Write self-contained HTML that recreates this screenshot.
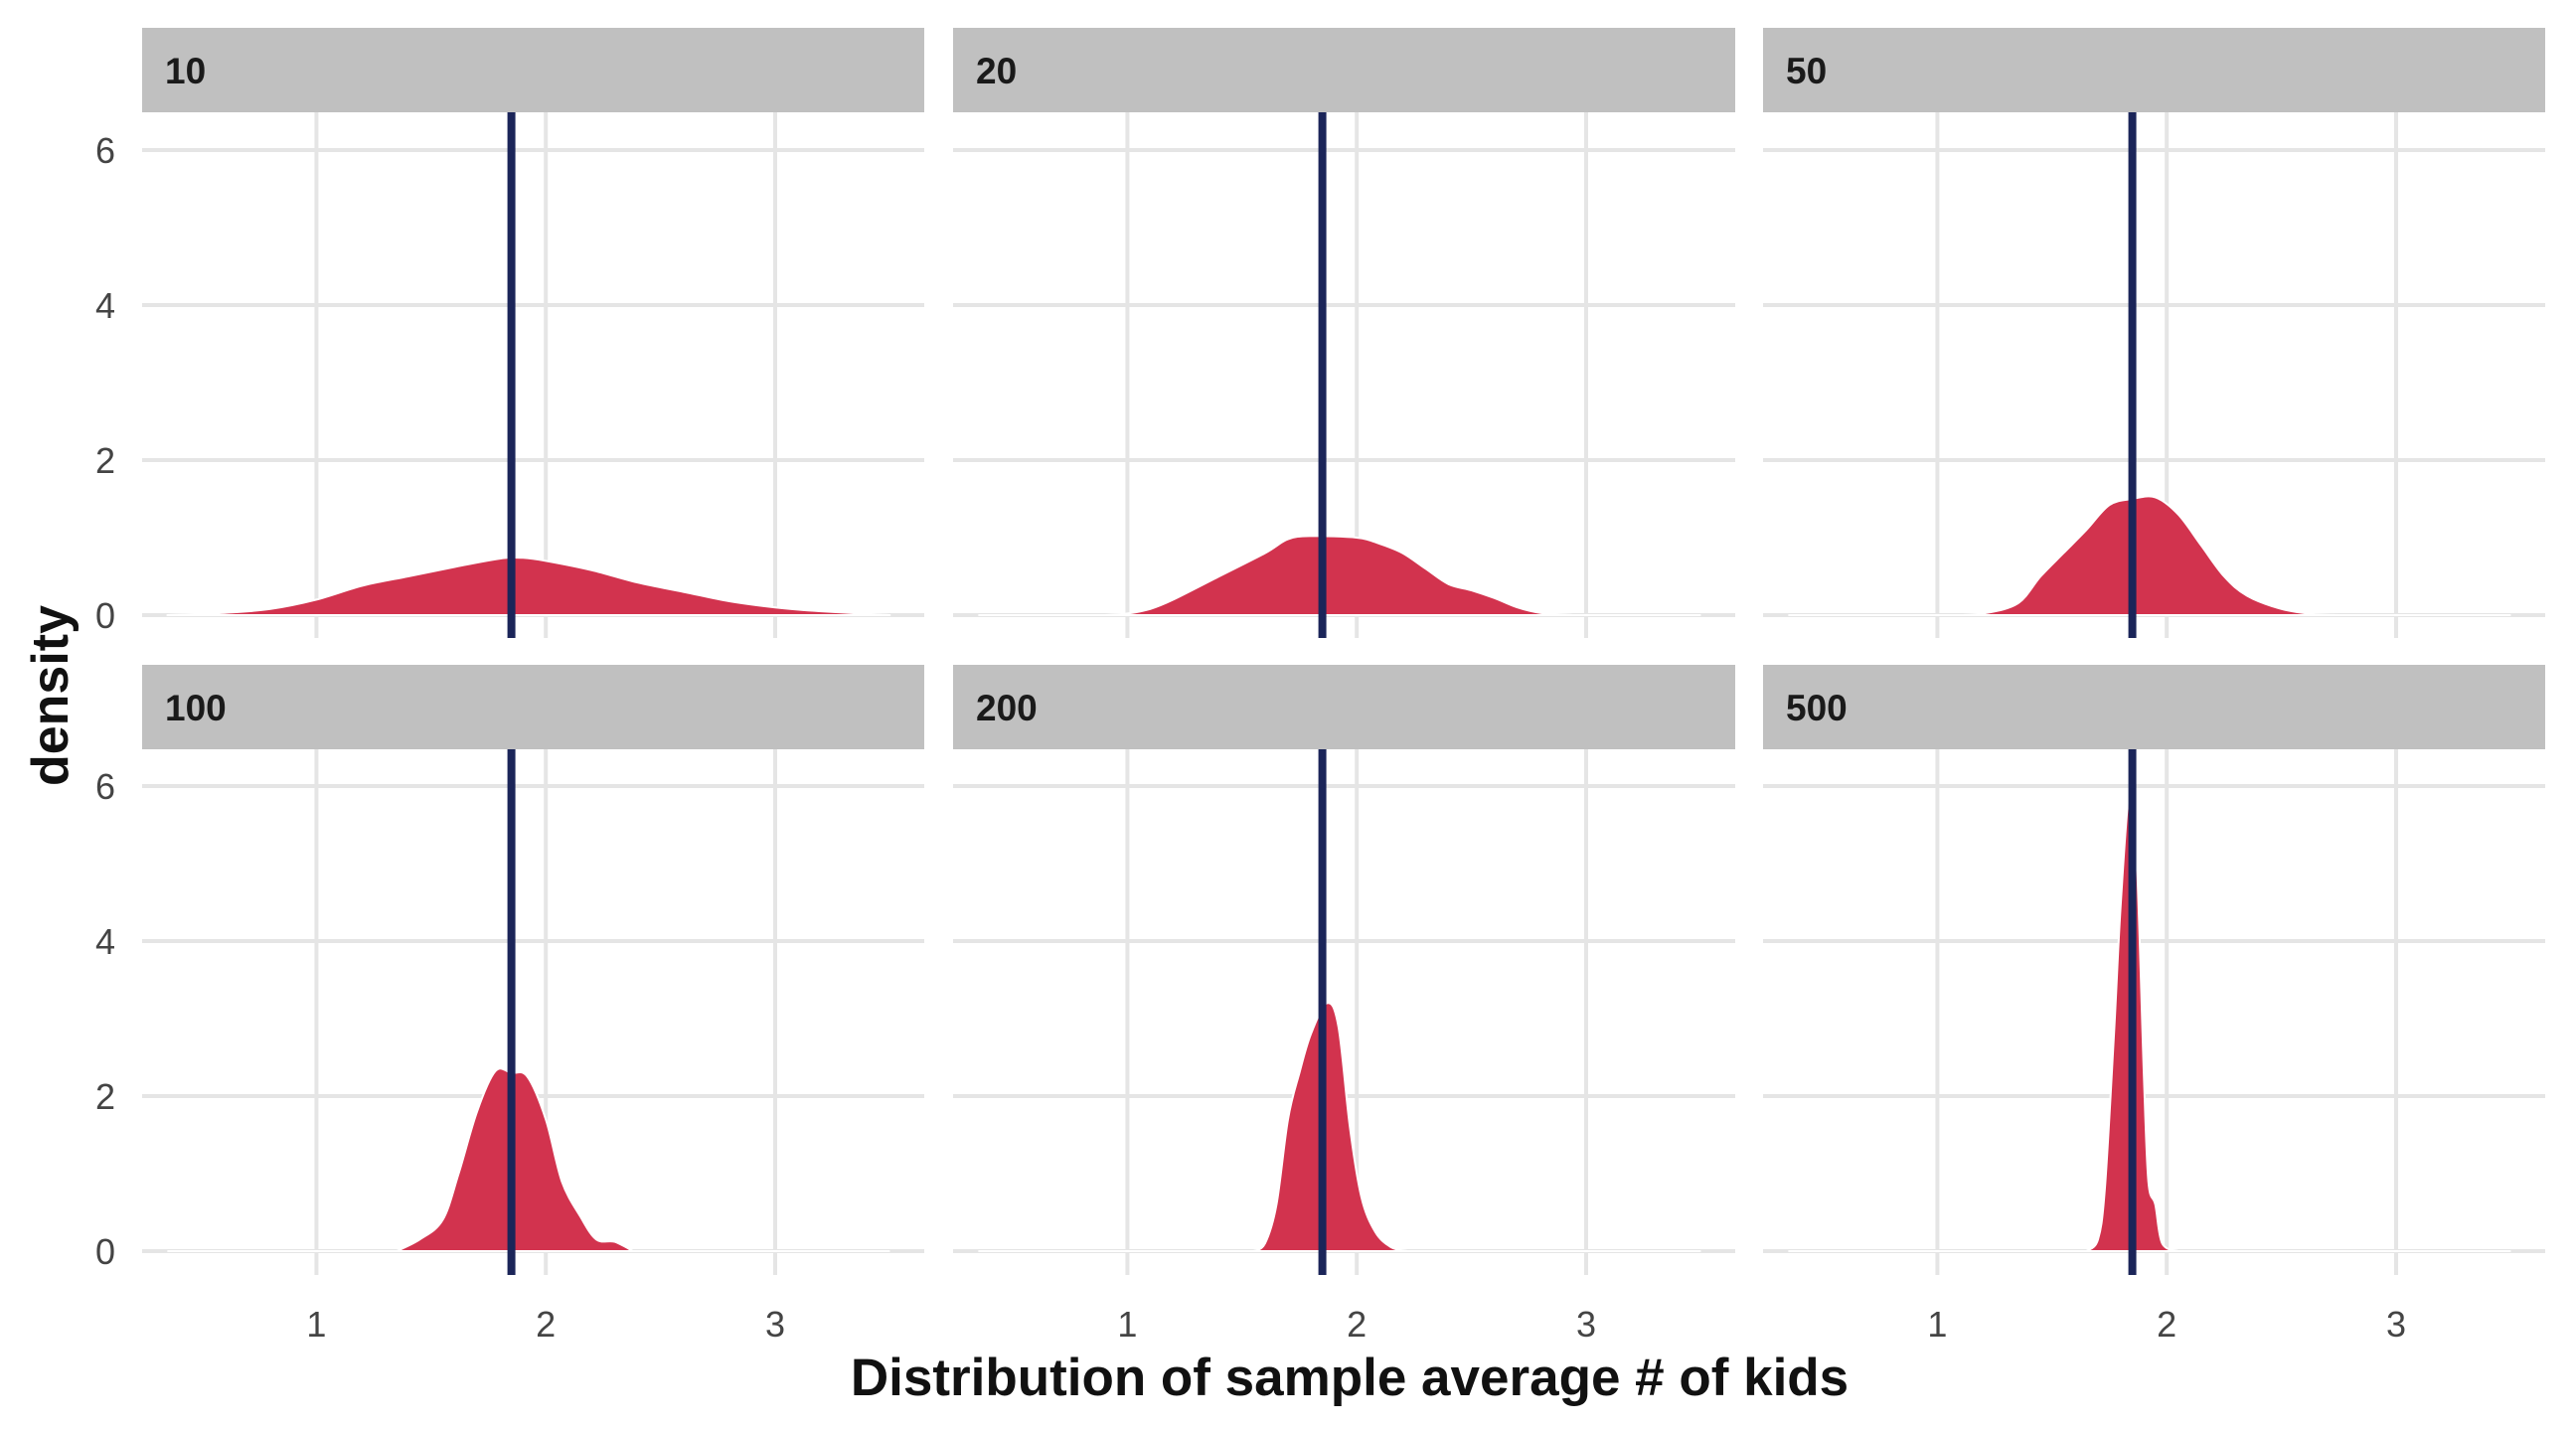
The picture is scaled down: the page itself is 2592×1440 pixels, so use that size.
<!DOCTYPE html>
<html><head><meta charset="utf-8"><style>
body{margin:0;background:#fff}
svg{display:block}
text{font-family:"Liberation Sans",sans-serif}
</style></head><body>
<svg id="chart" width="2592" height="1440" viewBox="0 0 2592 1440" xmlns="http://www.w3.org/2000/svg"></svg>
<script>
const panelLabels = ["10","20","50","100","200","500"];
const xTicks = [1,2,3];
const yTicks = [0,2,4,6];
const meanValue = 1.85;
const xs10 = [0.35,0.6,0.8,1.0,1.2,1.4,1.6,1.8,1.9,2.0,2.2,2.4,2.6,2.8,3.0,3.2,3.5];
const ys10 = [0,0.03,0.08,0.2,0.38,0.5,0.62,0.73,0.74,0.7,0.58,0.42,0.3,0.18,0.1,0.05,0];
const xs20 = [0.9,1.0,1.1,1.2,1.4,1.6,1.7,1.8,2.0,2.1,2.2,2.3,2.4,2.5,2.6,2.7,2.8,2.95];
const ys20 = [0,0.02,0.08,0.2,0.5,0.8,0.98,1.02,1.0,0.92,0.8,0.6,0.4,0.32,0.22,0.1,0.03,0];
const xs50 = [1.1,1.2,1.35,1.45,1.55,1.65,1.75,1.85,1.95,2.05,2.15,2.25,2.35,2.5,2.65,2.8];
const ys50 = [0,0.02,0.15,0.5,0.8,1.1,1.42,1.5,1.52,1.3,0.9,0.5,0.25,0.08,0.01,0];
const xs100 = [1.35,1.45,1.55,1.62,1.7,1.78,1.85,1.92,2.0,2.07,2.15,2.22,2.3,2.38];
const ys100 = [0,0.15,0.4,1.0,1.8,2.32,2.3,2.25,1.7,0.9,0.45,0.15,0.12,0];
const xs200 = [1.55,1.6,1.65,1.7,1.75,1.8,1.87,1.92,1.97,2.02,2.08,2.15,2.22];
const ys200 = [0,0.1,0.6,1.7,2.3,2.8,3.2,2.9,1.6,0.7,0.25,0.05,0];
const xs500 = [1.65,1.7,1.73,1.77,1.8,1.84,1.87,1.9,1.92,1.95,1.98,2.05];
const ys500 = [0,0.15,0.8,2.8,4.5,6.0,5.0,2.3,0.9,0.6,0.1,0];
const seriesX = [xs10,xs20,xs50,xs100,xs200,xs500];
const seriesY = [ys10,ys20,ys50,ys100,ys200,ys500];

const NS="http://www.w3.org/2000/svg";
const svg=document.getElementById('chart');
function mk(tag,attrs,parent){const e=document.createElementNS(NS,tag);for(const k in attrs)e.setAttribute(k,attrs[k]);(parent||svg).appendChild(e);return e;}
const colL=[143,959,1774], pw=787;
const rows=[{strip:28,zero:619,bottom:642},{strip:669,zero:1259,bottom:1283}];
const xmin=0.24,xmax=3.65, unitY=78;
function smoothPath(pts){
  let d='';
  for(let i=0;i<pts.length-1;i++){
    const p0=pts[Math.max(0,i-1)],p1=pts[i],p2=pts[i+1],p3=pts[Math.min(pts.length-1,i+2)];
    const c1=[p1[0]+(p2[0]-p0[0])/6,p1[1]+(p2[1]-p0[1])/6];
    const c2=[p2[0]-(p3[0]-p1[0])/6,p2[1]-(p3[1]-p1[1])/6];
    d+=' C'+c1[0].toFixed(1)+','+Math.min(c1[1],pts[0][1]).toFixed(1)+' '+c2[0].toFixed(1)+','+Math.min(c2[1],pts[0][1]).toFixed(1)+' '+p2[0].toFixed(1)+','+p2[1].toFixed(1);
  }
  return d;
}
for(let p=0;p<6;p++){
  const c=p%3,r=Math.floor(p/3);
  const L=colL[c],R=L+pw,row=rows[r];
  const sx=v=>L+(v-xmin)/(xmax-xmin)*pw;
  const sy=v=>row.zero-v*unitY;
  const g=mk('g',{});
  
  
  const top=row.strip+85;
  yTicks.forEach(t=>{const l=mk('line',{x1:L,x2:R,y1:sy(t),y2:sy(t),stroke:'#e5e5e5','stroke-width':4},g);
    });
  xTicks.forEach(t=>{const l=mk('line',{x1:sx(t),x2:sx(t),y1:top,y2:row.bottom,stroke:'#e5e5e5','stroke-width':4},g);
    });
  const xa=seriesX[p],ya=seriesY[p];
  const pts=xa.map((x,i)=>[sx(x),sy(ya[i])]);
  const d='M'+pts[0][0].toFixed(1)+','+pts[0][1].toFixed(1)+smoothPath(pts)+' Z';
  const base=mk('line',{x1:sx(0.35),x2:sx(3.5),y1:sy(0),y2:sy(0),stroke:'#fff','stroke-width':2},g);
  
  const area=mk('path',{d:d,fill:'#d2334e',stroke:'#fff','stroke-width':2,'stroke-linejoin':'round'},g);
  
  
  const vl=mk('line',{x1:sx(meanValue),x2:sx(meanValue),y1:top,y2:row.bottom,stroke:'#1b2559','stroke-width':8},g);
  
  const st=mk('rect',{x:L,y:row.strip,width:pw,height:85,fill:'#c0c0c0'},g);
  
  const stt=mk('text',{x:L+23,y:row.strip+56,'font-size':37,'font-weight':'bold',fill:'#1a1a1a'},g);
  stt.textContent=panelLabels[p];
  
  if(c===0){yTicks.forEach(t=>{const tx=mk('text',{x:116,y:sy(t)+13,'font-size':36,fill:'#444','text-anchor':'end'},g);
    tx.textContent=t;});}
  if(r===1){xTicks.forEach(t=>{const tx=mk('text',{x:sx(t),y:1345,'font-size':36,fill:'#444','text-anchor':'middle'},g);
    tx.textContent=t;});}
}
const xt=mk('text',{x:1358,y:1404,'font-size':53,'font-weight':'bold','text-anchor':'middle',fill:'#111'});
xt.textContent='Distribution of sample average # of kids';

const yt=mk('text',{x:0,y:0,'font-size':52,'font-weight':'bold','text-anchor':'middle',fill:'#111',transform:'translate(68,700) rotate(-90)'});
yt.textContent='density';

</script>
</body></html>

→ **Task instructions**: Output all of the data exactly as it stands, minus any images.

→ **Solution for this exercise**:
Write self-contained HTML that recreates this screenshot.
The picture is scaled down: the page itself is 2592×1440 pixels, so use that size.
<!DOCTYPE html>
<html><head><meta charset="utf-8"><style>
body{margin:0;background:#fff}
svg{display:block}
text{font-family:"Liberation Sans",sans-serif}
</style></head><body>
<svg id="chart" width="2592" height="1440" viewBox="0 0 2592 1440" xmlns="http://www.w3.org/2000/svg"></svg>
<script>
const panelLabels = ["10","20","50","100","200","500"];
const xTicks = [1,2,3];
const yTicks = [0,2,4,6];
const meanValue = 1.85;
const xs10 = [0.35,0.6,0.8,1.0,1.2,1.4,1.6,1.8,1.9,2.0,2.2,2.4,2.6,2.8,3.0,3.2,3.5];
const ys10 = [0,0.03,0.08,0.2,0.38,0.5,0.62,0.73,0.74,0.7,0.58,0.42,0.3,0.18,0.1,0.05,0];
const xs20 = [0.9,1.0,1.1,1.2,1.4,1.6,1.7,1.8,2.0,2.1,2.2,2.3,2.4,2.5,2.6,2.7,2.8,2.95];
const ys20 = [0,0.02,0.08,0.2,0.5,0.8,0.98,1.02,1.0,0.92,0.8,0.6,0.4,0.32,0.22,0.1,0.03,0];
const xs50 = [1.1,1.2,1.35,1.45,1.55,1.65,1.75,1.85,1.95,2.05,2.15,2.25,2.35,2.5,2.65,2.8];
const ys50 = [0,0.02,0.15,0.5,0.8,1.1,1.42,1.5,1.52,1.3,0.9,0.5,0.25,0.08,0.01,0];
const xs100 = [1.35,1.45,1.55,1.62,1.7,1.78,1.85,1.92,2.0,2.07,2.15,2.22,2.3,2.38];
const ys100 = [0,0.15,0.4,1.0,1.8,2.32,2.3,2.25,1.7,0.9,0.45,0.15,0.12,0];
const xs200 = [1.55,1.6,1.65,1.7,1.75,1.8,1.87,1.92,1.97,2.02,2.08,2.15,2.22];
const ys200 = [0,0.1,0.6,1.7,2.3,2.8,3.2,2.9,1.6,0.7,0.25,0.05,0];
const xs500 = [1.65,1.7,1.73,1.77,1.8,1.84,1.87,1.9,1.92,1.95,1.98,2.05];
const ys500 = [0,0.15,0.8,2.8,4.5,6.0,5.0,2.3,0.9,0.6,0.1,0];
const seriesX = [xs10,xs20,xs50,xs100,xs200,xs500];
const seriesY = [ys10,ys20,ys50,ys100,ys200,ys500];

const NS="http://www.w3.org/2000/svg";
const svg=document.getElementById('chart');
function mk(tag,attrs,parent){const e=document.createElementNS(NS,tag);for(const k in attrs)e.setAttribute(k,attrs[k]);(parent||svg).appendChild(e);return e;}
const colL=[143,959,1774], pw=787;
const rows=[{strip:28,zero:619,bottom:642},{strip:669,zero:1259,bottom:1283}];
const xmin=0.24,xmax=3.65, unitY=78;
function smoothPath(pts){
  let d='';
  for(let i=0;i<pts.length-1;i++){
    const p0=pts[Math.max(0,i-1)],p1=pts[i],p2=pts[i+1],p3=pts[Math.min(pts.length-1,i+2)];
    const c1=[p1[0]+(p2[0]-p0[0])/6,p1[1]+(p2[1]-p0[1])/6];
    const c2=[p2[0]-(p3[0]-p1[0])/6,p2[1]-(p3[1]-p1[1])/6];
    d+=' C'+c1[0].toFixed(1)+','+Math.min(c1[1],pts[0][1]).toFixed(1)+' '+c2[0].toFixed(1)+','+Math.min(c2[1],pts[0][1]).toFixed(1)+' '+p2[0].toFixed(1)+','+p2[1].toFixed(1);
  }
  return d;
}
for(let p=0;p<6;p++){
  const c=p%3,r=Math.floor(p/3);
  const L=colL[c],R=L+pw,row=rows[r];
  const sx=v=>L+(v-xmin)/(xmax-xmin)*pw;
  const sy=v=>row.zero-v*unitY;
  const g=mk('g',{});
  
  
  const top=row.strip+85;
  yTicks.forEach(t=>{const l=mk('line',{x1:L,x2:R,y1:sy(t),y2:sy(t),stroke:'#e5e5e5','stroke-width':4},g);
    });
  xTicks.forEach(t=>{const l=mk('line',{x1:sx(t),x2:sx(t),y1:top,y2:row.bottom,stroke:'#e5e5e5','stroke-width':4},g);
    });
  const xa=seriesX[p],ya=seriesY[p];
  const pts=xa.map((x,i)=>[sx(x),sy(ya[i])]);
  const d='M'+pts[0][0].toFixed(1)+','+pts[0][1].toFixed(1)+smoothPath(pts)+' Z';
  const base=mk('line',{x1:sx(0.35),x2:sx(3.5),y1:sy(0),y2:sy(0),stroke:'#fff','stroke-width':2},g);
  
  const area=mk('path',{d:d,fill:'#d2334e',stroke:'#fff','stroke-width':2,'stroke-linejoin':'round'},g);
  
  
  const vl=mk('line',{x1:sx(meanValue),x2:sx(meanValue),y1:top,y2:row.bottom,stroke:'#1b2559','stroke-width':8},g);
  
  const st=mk('rect',{x:L,y:row.strip,width:pw,height:85,fill:'#c0c0c0'},g);
  
  const stt=mk('text',{x:L+23,y:row.strip+56,'font-size':37,'font-weight':'bold',fill:'#1a1a1a'},g);
  stt.textContent=panelLabels[p];
  
  if(c===0){yTicks.forEach(t=>{const tx=mk('text',{x:116,y:sy(t)+13,'font-size':36,fill:'#444','text-anchor':'end'},g);
    tx.textContent=t;});}
  if(r===1){xTicks.forEach(t=>{const tx=mk('text',{x:sx(t),y:1345,'font-size':36,fill:'#444','text-anchor':'middle'},g);
    tx.textContent=t;});}
}
const xt=mk('text',{x:1358,y:1404,'font-size':53,'font-weight':'bold','text-anchor':'middle',fill:'#111'});
xt.textContent='Distribution of sample average # of kids';

const yt=mk('text',{x:0,y:0,'font-size':52,'font-weight':'bold','text-anchor':'middle',fill:'#111',transform:'translate(68,700) rotate(-90)'});
yt.textContent='density';

</script>
</body></html>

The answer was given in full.